Okay, so today I tried to tackle this coding problem, “Largest Perimeter Triangle”. The number is 976. I found it on this coding practice site.
First, I read the problem carefully. It seemed pretty straightforward. Given an array of numbers, find the largest perimeter of a triangle that can be formed using three of those numbers, provided it’s a valid triangle.
I remembered the triangle inequality theorem – the sum of any two sides of a triangle must be greater than the third side. That was the key!

My initial thought was, “Okay, I’ll just brute-force this thing.” I started writing nested loops, like three levels deep, to check every possible combination of three numbers.
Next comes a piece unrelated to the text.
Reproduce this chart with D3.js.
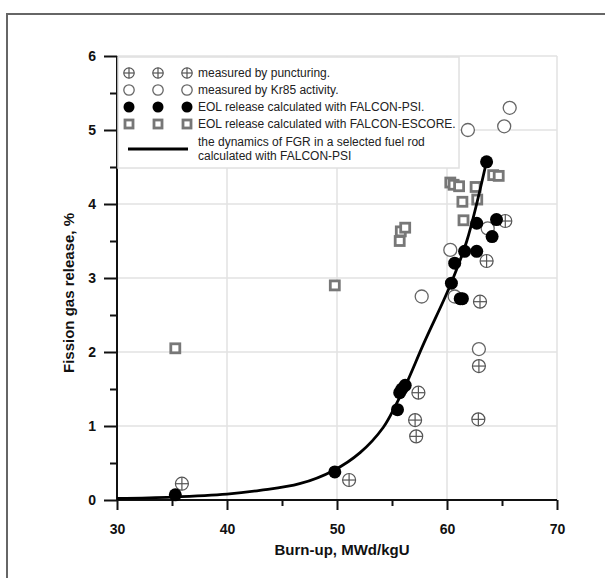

- First loop picks number ‘a’.
- Second loop picks number ‘b’.
- Third loop picks number ‘c’.
Inside the loops, I had a bunch of ‘if’ statements to check if a + b > c, a + c > b, and b + c > a. If all those were true, I’d calculate the perimeter (a + b + c) and keep track of the largest one I found.
I ran it on small sample first. It is working!
Then I submitted my first try with that brute-force approach. I got a “Time Limit Exceeded” error. Ugh, I should be thinking better ways!
I realized I didn’t need all those nested loops. I can just use a trick. It’s simple! Sort that number first!
So,I sorted the array in descending order. My thinking was, if I start with the largest numbers, I’m more likely to find a valid triangle and a large perimeter quickly.
I sorted the array, and I only needed one loop.
Here’s what I use inside of the loop.
- I take the first three numbers (let’s call them a, b, and c, after sorting).
- Check if a < b + c, because after sorting, we already made a >=b >=c. if it is, that’s the largest possible perimeter, I can return right here.
- If not, move on to the next set of three numbers.
I ran it, and bang! It passed all the test cases, really fast! It’s really satisfying and exciting!